Exercise directions
Beneath this line are entries. Copy the range from the line with "Convert this chart to Chart.js code." to the line with "Serif', 'Times New", ends included, exactly; leave pictures out.
* start Available data *
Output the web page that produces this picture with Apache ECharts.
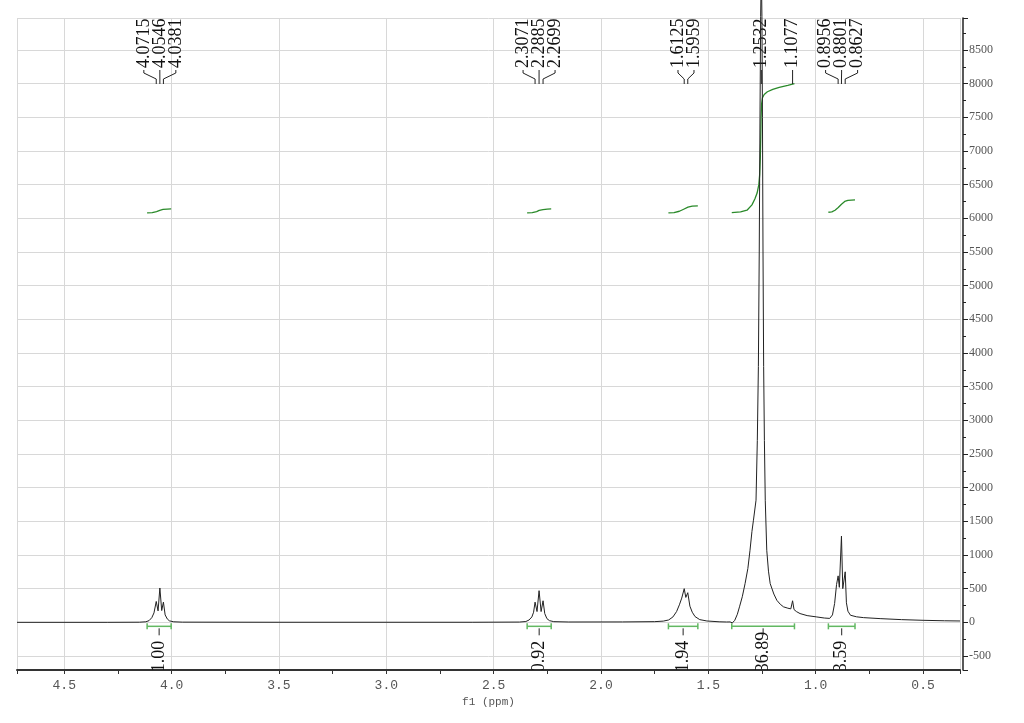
<!DOCTYPE html>
<html>
<head>
<meta charset="utf-8">
<script src="https://cdn.jsdelivr.net/npm/echarts@6/dist/echarts.min.js"></script>
<style>
  html, body { margin: 0; padding: 0; background: #fff; }
  #nmr { width: 1024px; height: 723px; }
</style>
</head>
<body>
<div id="nmr"></div>
<script>
// 1H NMR spectrum (f1 in ppm, intensity)
const specPpm = [4.72, 4.30, 4.15, 4.12, 4.105, 4.092, 4.082, 4.0715, 4.063, 4.0546, 4.046, 4.0381, 4.03, 4.02, 4.01, 3.99, 3.95, 3.50,
  2.60, 2.38, 2.35, 2.335, 2.322, 2.314, 2.3071, 2.298, 2.2885, 2.279, 2.2699, 2.262, 2.252, 2.24, 2.22, 2.15,
  1.90, 1.75, 1.71, 1.685, 1.665, 1.648, 1.635, 1.624, 1.6125, 1.605, 1.5959, 1.586, 1.575, 1.562, 1.54, 1.507, 1.45,
  1.415, 1.407, 1.399, 1.388, 1.377, 1.365, 1.355, 1.342, 1.329, 1.316, 1.306, 1.297, 1.29, 1.278, 1.272, 1.267, 1.263,
  1.2595, 1.2565, 1.2532, 1.2505, 1.248, 1.2455, 1.2425, 1.239, 1.235, 1.228, 1.22, 1.212, 1.195, 1.181, 1.165, 1.15,
  1.13, 1.116, 1.1077, 1.101, 1.09, 1.073, 1.04, 0.995, 0.96, 0.935, 0.922, 0.912, 0.903, 0.8956, 0.890, 0.8801, 0.874,
  0.8627, 0.857, 0.85, 0.838, 0.81, 0.778, 0.70, 0.60, 0.50, 0.40, 0.328]
const specInt = [0, 0, 2, 8, 25, 70, 140, 310, 170, 510, 175, 300, 110, 50, 22, 8, 3, 1,
  1, 4, 12, 35, 80, 150, 300, 160, 470, 160, 320, 130, 55, 25, 10, 5,
  6, 10, 18, 35, 80, 160, 260, 360, 500, 370, 440, 240, 150, 85, 40, 20, 8,
  5, 28, 6, -8, 30, 120, 230, 380, 575, 800, 1070, 1350, 1516, 1813, 2700, 3800, 5500,
  7500, 9000, 9700, 9000, 7500, 5500, 3800, 2700, 1813, 1070, 760, 575, 420, 327, 268, 230,
  210, 200, 320, 190, 160, 130, 100, 80, 64, 58, 110, 280, 560, 690, 520, 1280, 500,
  750, 290, 165, 105, 82, 70, 55, 40, 30, 23, 20]

// integral curves (drawn on the same intensity scale)
const integ405 = [[4.114, 6080], [4.09, 6085], [4.07, 6100], [4.055, 6118], [4.04, 6132], [4.02, 6138], [4.002, 6140]]
const integ229 = [[2.344, 6080], [2.32, 6085], [2.30, 6100], [2.288, 6118], [2.27, 6130], [2.25, 6137], [2.232, 6140]]
const integ161 = [[1.686, 6080], [1.66, 6085], [1.635, 6105], [1.615, 6135], [1.595, 6165], [1.575, 6180], [1.549, 6185]]
const integ125 = [[1.391, 6085], [1.35, 6095], [1.32, 6120], [1.297, 6200], [1.283, 6290], [1.273, 6375], [1.265, 6500],
  [1.261, 6650], [1.258, 6900], [1.256, 7200], [1.2545, 7500], [1.252, 7700], [1.248, 7790], [1.24, 7840], [1.225, 7880],
  [1.2, 7915], [1.17, 7945], [1.13, 7975], [1.099, 8000]]
const integ088 = [[0.941, 6090], [0.925, 6095], [0.91, 6120], [0.895, 6160], [0.88, 6210], [0.865, 6250], [0.85, 6265], [0.817, 6275]]

// integration regions and values
const intFrom = [4.114, 2.344, 1.686, 1.391, 0.941]
const intTo = [4.002, 2.232, 1.549, 1.099, 0.817]
const intValues = ['1.00', '0.92', '1.94', '36.89', '3.59']

// peak picking labels
const peakGroups = [[4.0715, 4.0546, 4.0381], [2.3071, 2.2885, 2.2699], [1.6125, 1.5959], [1.2532], [1.1077], [0.8956, 0.8801, 0.8627]]

const serif = '"Liberation Serif", "DejaVu Serif", serif'
const integColor = '#2a8a2a'

function renderPeakLabels(params, api) {
  const shifts = peakGroups[params.dataIndex]
  const top = params.coordSys.y
  const xs = shifts.map(s => api.coord([s, 0])[0])
  const mid = xs.reduce((a, b) => a + b, 0) / xs.length
  const base = top + 50
  const children = []
  shifts.forEach((s, i) => {
    const lx = mid + (i - (shifts.length - 1) / 2) * 16
    children.push({
      type: 'text', x: lx, y: base, rotation: Math.PI / 2,
      style: { text: s.toFixed(4), font: '18px ' + serif, fill: '#111', align: 'left', verticalAlign: 'middle' }
    })
    children.push({
      type: 'polyline',
      shape: { points: [[lx, base + 2], [lx, base + 5], [xs[i], base + 11], [xs[i], base + 16]] },
      style: { stroke: '#222', lineWidth: 1, fill: null }
    })
  })
  return { type: 'group', children }
}

function renderIntegrals(params, api) {
  const i = params.dataIndex
  const a = api.coord([intFrom[i], 0])
  const b = api.coord([intTo[i], 0])
  const y = a[1] + 4
  const mx = (a[0] + b[0]) / 2
  const green = { stroke: '#62b862', lineWidth: 1.5 }
  return {
    type: 'group',
    children: [
      { type: 'line', shape: { x1: a[0], y1: y, x2: b[0], y2: y }, style: green },
      { type: 'line', shape: { x1: a[0], y1: y - 3, x2: a[0], y2: y + 3 }, style: green },
      { type: 'line', shape: { x1: b[0], y1: y - 3, x2: b[0], y2: y + 3 }, style: green },
      { type: 'line', shape: { x1: mx, y1: y + 2, x2: mx, y2: y + 9 }, style: { stroke: '#222', lineWidth: 1 } },
      {
        type: 'text', x: mx, y: a[1] + 50, rotation: Math.PI / 2,
        style: { text: intValues[i], font: '18px ' + serif, fill: '#111', align: 'left', verticalAlign: 'middle' }
      }
    ]
  }
}

function integSeries(data) {
  return {
    type: 'line', data, showSymbol: false, silent: true, z: 2,
    lineStyle: { color: integColor, width: 1.3 }
  }
}

const chart = echarts.init(document.getElementById('nmr'))
chart.setOption({
  animation: false,
  backgroundColor: '#fff',
  grid: { left: 17, right: 64, top: 18, bottom: 53 },
  xAxis: {
    type: 'value',
    inverse: true,
    min: 0.328,
    max: 4.72,
    splitNumber: 9,
    minInterval: 0.5,
    maxInterval: 0.5,
    name: 'f1 (ppm)',
    nameLocation: 'middle',
    nameGap: 27,
    nameTextStyle: { color: '#555', fontSize: 11, fontFamily: '"Liberation Mono", monospace' },
    axisLine: { onZero: false, lineStyle: { color: '#333', width: 2 } },
    axisTick: { length: 4, lineStyle: { color: '#333' } },
    minorTick: { show: true, splitNumber: 2, length: 4, lineStyle: { color: '#333' } },
    axisLabel: {
      color: '#555', fontSize: 13, fontFamily: '"Liberation Mono", monospace', margin: 9,
      showMinLabel: false, showMaxLabel: false,
      formatter: v => v.toFixed(1)
    },
    splitLine: { show: true, lineStyle: { color: '#d8d8d8' } }
  },
  yAxis: {
    type: 'value',
    position: 'right',
    offset: 3,
    min: -708,
    max: 8975,
    splitNumber: 19,
    minInterval: 500,
    maxInterval: 500,
    axisLine: { show: true, onZero: false, lineStyle: { color: '#222', width: 1.5 } },
    axisTick: { show: true, length: 5, lineStyle: { color: '#222' } },
    minorTick: { show: true, splitNumber: 2, length: 3, lineStyle: { color: '#222' } },
    axisLabel: {
      color: '#555', fontSize: 12, fontFamily: serif, margin: 6,
      showMinLabel: false, showMaxLabel: false,
      formatter: v => String(v)
    },
    splitLine: { show: true, lineStyle: { color: '#d8d8d8' } }
  },
  series: [
    {
      type: 'line',
      data: specPpm.map((p, i) => [p, specInt[i]]),
      showSymbol: false,
      silent: true,
      clip: false,
      z: 4,
      lineStyle: { color: '#222', width: 1 }
    },
    integSeries(integ405),
    integSeries(integ229),
    integSeries(integ161),
    integSeries(integ125),
    integSeries(integ088),
    {
      type: 'custom',
      renderItem: renderIntegrals,
      data: intFrom.map(f => [f, 0]),
      clip: true,
      silent: true,
      z: 3
    },
    {
      type: 'custom',
      renderItem: renderPeakLabels,
      data: peakGroups.map(g => [g[0], 0]),
      clip: false,
      silent: true,
      z: 3
    }
  ]
})
</script>
</body>
</html>
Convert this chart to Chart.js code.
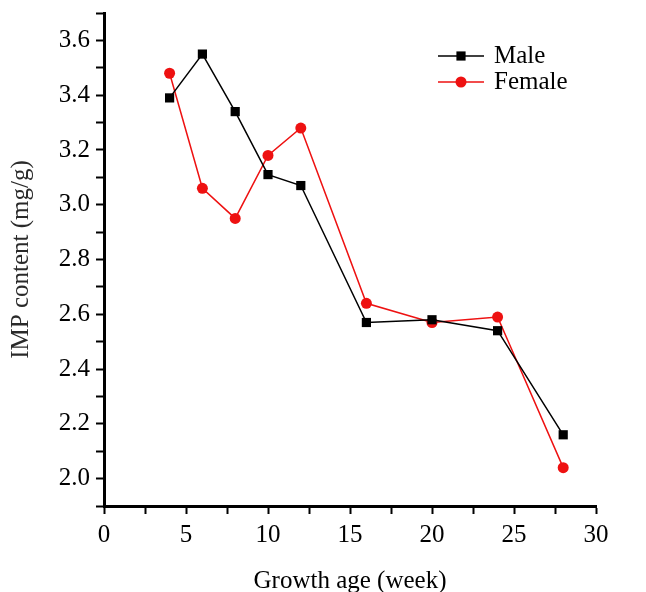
<!DOCTYPE html>
<html>
<head>
<meta charset="utf-8">
<script src="https://cdn.jsdelivr.net/npm/chart.js@4"></script>
<style>
  html, body { margin: 0; padding: 0; background: #fff; }
  #wrap { width: 646px; height: 592px; }
</style>
</head>
<body>
<div id="wrap"><canvas id="impChart" width="646" height="592"></canvas></div>
<script>
// Données
const weeks = [4, 6, 8, 10, 12, 16, 20, 24, 28];
const maleValues = [3.39, 3.55, 3.34, 3.11, 3.07, 2.57, 2.58, 2.54, 2.16];
const femaleValues = [3.48, 3.06, 2.95, 3.18, 3.28, 2.64, 2.57, 2.59, 2.04];
const seriesNames = ['Male', 'Female'];
const xTitle = 'Growth age (week)';
const yTitle = 'IMP content (mg/g)';

const FONT = "'Liberation Serif', 'Times New Roman', serif";

// Légende dessinée à la main (ligne + marqueur, comme dans l'original)
const lineLegend = {
    id: 'lineLegend',
    afterDraw(chart) {
        const ctx = chart.ctx;
        const x0 = 438, x1 = 484, textX = 494;
        const rows = [56, 82];
        chart.data.datasets.forEach((ds, i) => {
            const y = rows[i];
            ctx.save();
            ctx.strokeStyle = ds.borderColor;
            ctx.lineWidth = ds.borderWidth;
            ctx.beginPath();
            ctx.moveTo(x0, y);
            ctx.lineTo(x1, y);
            ctx.stroke();
            ctx.fillStyle = ds.backgroundColor;
            ctx.strokeStyle = ds.backgroundColor;
            Chart.helpers.drawPoint(ctx, {
                pointStyle: ds.pointStyle,
                radius: ds.pointRadius,
                borderWidth: 0
            }, (x0 + x1) / 2, y);
            ctx.fillStyle = '#000';
            ctx.font = '25px ' + FONT;
            ctx.textBaseline = 'middle';
            ctx.fillText(ds.label, textX, y);
            ctx.restore();
        });
    }
};

const ctx = document.getElementById('impChart').getContext('2d');
new Chart(ctx, {
    type: 'line',
    data: {
        datasets: [{
            label: seriesNames[0],
            data: weeks.map((w, i) => ({ x: w, y: maleValues[i] })),
            borderColor: '#000000',
            backgroundColor: '#000000',
            borderWidth: 1.5,
            pointStyle: 'rect',
            pointRadius: 6.5,
            pointBorderWidth: 0,
            tension: 0
        }, {
            label: seriesNames[1],
            data: weeks.map((w, i) => ({ x: w, y: femaleValues[i] })),
            borderColor: '#ee1111',
            backgroundColor: '#ee1111',
            borderWidth: 1.5,
            pointStyle: 'circle',
            pointRadius: 5.5,
            pointBorderWidth: 0,
            tension: 0
        }]
    },
    options: {
        responsive: false,
        animation: false,
        layout: { padding: { top: 13, right: 50, left: 0, bottom: 0 } },
        plugins: {
            legend: { display: false },
            tooltip: { enabled: false }
        },
        scales: {
            x: {
                type: 'linear',
                min: 0,
                max: 30,
                afterFit(scale) {
                    scale.height = 86;
                    scale.paddingLeft = 0;
                    scale.paddingRight = 0;
                },
                border: { display: true, color: '#000', width: 3 },
                grid: { drawOnChartArea: false, drawTicks: true, tickLength: 8, tickWidth: 2, color: '#000' },
                ticks: {
                    stepSize: 2.5,
                    autoSkip: false,
                    maxRotation: 0,
                    padding: 9,
                    color: '#000',
                    font: { family: FONT, size: 25, lineHeight: 1 },
                    callback: v => (v % 5 === 0 ? String(v) : '')
                },
                title: {
                    display: true,
                    text: xTitle,
                    color: '#000',
                    font: { family: FONT, size: 25, lineHeight: 1 },
                    padding: { top: 10, bottom: -2 }
                }
            },
            y: {
                type: 'linear',
                min: 1.9,
                max: 3.7,
                afterFit(scale) {
                    scale.width = 104;
                    scale.paddingTop = 0;
                    scale.paddingBottom = 0;
                },
                border: { display: true, color: '#000', width: 3 },
                grid: { drawOnChartArea: false, drawTicks: true, tickLength: 8, tickWidth: 2, color: '#000' },
                ticks: {
                    stepSize: 0.1,
                    autoSkip: false,
                    padding: 6,
                    color: '#000',
                    font: { family: FONT, size: 25 },
                    callback: v => (Math.round(v * 10) % 2 === 0 ? v.toFixed(1) : '')
                },
                title: {
                    display: true,
                    text: yTitle,
                    color: '#2a2a2a',
                    font: { family: FONT, size: 25, lineHeight: 1 },
                    padding: { top: 9, bottom: 6 }
                }
            }
        }
    },
    plugins: [lineLegend]
});
</script>
</body>
</html>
* end Available data *
Solved problem
Convert this chart to Chart.js code.
<!DOCTYPE html>
<html>
<head>
<meta charset="utf-8">
<script src="https://cdn.jsdelivr.net/npm/chart.js@4"></script>
<style>
  html, body { margin: 0; padding: 0; background: #fff; }
  #wrap { width: 646px; height: 592px; }
</style>
</head>
<body>
<div id="wrap"><canvas id="impChart" width="646" height="592"></canvas></div>
<script>
// Données
const weeks = [4, 6, 8, 10, 12, 16, 20, 24, 28];
const maleValues = [3.39, 3.55, 3.34, 3.11, 3.07, 2.57, 2.58, 2.54, 2.16];
const femaleValues = [3.48, 3.06, 2.95, 3.18, 3.28, 2.64, 2.57, 2.59, 2.04];
const seriesNames = ['Male', 'Female'];
const xTitle = 'Growth age (week)';
const yTitle = 'IMP content (mg/g)';

const FONT = "'Liberation Serif', 'Times New Roman', serif";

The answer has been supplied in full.